-- begin DATA FOR THIS TASK --
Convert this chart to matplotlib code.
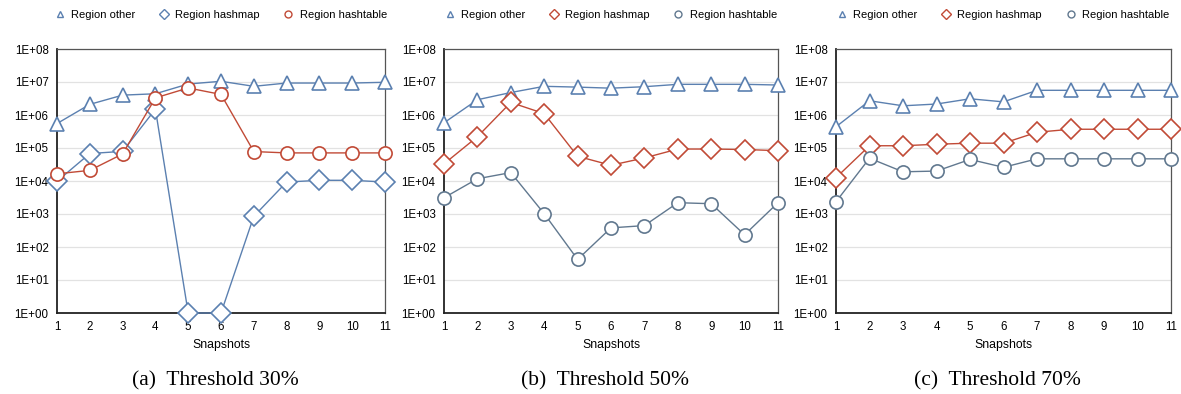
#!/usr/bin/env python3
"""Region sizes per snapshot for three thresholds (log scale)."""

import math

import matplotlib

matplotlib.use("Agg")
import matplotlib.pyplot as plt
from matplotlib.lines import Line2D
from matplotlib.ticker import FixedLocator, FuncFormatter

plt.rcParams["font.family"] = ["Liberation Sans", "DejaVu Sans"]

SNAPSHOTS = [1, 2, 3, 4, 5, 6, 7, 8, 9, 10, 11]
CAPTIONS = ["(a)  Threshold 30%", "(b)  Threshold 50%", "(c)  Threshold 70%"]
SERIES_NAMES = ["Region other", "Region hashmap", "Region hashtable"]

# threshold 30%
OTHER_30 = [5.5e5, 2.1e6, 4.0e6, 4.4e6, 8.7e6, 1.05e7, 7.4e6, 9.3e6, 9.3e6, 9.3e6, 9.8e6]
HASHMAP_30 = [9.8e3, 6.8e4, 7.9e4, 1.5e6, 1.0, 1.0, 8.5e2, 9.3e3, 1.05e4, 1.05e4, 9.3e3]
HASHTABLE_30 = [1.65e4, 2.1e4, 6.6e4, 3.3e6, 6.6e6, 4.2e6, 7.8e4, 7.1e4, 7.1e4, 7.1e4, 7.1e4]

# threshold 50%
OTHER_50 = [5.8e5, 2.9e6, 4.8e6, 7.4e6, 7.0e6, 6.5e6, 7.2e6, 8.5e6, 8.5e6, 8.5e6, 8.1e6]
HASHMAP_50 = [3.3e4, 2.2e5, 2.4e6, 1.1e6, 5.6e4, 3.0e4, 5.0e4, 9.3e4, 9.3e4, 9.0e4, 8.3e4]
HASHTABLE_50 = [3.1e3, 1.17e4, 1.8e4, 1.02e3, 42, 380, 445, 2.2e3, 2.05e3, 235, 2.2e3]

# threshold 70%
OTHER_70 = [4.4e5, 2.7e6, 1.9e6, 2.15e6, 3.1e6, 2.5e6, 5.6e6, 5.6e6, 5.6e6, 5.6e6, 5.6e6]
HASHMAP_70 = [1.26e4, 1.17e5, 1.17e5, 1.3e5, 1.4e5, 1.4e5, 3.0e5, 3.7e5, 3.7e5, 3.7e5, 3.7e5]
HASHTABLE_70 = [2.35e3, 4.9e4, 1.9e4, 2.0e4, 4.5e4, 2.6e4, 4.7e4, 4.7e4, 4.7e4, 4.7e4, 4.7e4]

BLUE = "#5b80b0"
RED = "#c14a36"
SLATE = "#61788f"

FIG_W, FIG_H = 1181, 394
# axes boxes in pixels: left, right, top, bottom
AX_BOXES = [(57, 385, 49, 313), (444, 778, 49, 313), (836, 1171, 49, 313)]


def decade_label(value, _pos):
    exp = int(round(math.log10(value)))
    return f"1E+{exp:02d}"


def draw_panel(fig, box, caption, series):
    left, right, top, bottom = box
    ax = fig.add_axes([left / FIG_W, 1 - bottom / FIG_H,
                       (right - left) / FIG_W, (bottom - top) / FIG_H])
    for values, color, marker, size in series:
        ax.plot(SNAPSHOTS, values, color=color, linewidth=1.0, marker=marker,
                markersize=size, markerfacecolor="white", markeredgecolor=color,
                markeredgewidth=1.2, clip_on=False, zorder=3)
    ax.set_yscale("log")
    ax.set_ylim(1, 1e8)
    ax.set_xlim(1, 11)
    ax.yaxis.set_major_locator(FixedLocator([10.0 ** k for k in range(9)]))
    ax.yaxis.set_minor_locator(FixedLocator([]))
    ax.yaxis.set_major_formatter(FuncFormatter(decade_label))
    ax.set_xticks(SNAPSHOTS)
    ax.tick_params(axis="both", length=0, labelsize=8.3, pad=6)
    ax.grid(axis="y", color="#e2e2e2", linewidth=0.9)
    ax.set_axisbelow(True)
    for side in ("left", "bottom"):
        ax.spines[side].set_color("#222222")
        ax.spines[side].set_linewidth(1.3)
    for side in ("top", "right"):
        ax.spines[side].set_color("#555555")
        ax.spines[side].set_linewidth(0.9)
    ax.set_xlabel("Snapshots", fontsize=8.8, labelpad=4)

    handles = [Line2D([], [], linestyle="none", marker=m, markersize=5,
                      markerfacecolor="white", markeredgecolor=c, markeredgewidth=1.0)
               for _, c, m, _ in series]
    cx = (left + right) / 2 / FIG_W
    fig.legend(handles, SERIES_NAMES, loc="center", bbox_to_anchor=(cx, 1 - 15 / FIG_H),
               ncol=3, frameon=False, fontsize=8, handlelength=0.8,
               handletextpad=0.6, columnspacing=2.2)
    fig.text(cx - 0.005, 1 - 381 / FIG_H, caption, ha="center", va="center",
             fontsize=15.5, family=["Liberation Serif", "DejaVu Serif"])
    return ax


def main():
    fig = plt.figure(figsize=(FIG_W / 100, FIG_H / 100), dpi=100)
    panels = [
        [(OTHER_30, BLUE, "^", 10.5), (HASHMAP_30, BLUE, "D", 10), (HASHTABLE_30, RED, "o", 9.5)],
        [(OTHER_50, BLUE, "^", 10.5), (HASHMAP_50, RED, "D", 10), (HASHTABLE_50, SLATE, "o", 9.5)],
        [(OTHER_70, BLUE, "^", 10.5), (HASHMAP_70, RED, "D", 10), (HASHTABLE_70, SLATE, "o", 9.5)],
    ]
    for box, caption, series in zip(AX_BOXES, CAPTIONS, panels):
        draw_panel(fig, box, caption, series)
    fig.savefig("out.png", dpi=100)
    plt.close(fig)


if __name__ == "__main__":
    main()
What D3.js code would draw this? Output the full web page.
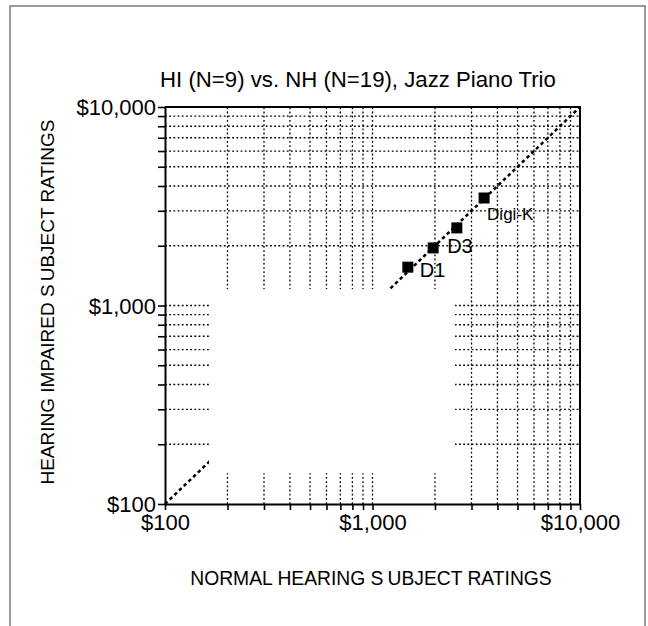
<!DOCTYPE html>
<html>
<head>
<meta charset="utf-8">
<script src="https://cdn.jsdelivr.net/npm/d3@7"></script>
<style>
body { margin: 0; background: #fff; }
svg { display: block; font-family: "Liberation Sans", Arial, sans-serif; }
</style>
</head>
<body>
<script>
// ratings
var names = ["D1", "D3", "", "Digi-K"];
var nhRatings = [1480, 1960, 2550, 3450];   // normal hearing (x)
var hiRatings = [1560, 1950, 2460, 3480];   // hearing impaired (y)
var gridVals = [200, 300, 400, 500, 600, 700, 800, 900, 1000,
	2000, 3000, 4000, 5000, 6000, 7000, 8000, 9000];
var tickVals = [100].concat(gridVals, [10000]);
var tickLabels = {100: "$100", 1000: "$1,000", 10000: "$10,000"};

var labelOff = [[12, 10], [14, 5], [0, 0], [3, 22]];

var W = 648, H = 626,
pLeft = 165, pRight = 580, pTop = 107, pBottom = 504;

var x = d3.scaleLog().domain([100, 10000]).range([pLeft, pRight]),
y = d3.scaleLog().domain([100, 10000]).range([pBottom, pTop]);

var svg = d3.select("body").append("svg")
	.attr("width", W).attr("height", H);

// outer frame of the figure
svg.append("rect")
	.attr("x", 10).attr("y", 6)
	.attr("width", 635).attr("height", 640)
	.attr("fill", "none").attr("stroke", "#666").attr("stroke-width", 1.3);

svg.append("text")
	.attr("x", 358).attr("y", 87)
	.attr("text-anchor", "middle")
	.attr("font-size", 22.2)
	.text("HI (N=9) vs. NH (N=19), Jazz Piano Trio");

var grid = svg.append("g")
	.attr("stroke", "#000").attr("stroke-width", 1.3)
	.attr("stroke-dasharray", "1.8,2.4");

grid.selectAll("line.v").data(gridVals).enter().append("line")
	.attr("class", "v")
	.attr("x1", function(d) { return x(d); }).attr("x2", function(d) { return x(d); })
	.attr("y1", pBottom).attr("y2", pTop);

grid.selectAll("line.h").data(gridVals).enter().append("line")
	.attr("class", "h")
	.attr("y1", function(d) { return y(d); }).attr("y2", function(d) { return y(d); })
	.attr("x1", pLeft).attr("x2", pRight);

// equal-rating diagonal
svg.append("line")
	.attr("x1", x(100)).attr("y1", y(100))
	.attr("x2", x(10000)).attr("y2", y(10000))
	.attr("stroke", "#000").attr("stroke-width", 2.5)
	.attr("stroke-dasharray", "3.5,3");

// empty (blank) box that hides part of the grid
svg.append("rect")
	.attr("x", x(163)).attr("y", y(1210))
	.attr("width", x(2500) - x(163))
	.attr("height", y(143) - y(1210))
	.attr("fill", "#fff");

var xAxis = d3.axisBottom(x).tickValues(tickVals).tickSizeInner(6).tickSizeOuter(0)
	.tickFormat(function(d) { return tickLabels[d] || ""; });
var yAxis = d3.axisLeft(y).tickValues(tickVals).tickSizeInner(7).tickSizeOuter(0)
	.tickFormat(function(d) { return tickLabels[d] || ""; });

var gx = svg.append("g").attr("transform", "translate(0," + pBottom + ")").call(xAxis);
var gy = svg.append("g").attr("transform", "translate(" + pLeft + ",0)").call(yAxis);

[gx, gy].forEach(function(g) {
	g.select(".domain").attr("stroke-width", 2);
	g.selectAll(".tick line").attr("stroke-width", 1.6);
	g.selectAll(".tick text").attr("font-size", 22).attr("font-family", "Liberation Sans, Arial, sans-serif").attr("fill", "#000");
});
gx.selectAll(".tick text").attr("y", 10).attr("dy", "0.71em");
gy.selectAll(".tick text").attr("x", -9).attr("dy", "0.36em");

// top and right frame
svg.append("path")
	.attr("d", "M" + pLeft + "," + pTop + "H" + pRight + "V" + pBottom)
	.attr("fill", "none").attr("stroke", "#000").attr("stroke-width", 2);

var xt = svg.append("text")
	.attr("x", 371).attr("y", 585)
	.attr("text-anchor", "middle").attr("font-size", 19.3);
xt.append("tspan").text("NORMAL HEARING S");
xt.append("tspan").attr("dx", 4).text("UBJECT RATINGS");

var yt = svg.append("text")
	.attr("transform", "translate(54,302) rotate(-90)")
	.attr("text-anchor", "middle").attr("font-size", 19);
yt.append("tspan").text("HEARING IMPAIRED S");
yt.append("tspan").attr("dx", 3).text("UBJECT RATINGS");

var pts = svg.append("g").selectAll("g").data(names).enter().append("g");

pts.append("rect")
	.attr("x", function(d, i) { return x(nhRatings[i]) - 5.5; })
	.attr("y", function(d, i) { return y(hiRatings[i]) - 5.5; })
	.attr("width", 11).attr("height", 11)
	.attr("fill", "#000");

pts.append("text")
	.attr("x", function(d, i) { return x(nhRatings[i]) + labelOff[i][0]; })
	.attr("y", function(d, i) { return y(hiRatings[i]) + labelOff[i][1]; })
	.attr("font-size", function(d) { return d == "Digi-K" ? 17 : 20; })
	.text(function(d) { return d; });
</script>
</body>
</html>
-- end DATA FOR THIS TASK --
_TASK INSTRUCTIONS_. Copy the lines above exactly, starting with the line that contains "What D3.js code" and ending with the line that contains "var labelOff = [[12, 10], [14, 5], [0, 0], [3, 22]];", and leave out any pictures.

_PROBLEM SOLUTION_.
What D3.js code would draw this? Output the full web page.
<!DOCTYPE html>
<html>
<head>
<meta charset="utf-8">
<script src="https://cdn.jsdelivr.net/npm/d3@7"></script>
<style>
body { margin: 0; background: #fff; }
svg { display: block; font-family: "Liberation Sans", Arial, sans-serif; }
</style>
</head>
<body>
<script>
// ratings
var names = ["D1", "D3", "", "Digi-K"];
var nhRatings = [1480, 1960, 2550, 3450];   // normal hearing (x)
var hiRatings = [1560, 1950, 2460, 3480];   // hearing impaired (y)
var gridVals = [200, 300, 400, 500, 600, 700, 800, 900, 1000,
	2000, 3000, 4000, 5000, 6000, 7000, 8000, 9000];
var tickVals = [100].concat(gridVals, [10000]);
var tickLabels = {100: "$100", 1000: "$1,000", 10000: "$10,000"};

var labelOff = [[12, 10], [14, 5], [0, 0], [3, 22]];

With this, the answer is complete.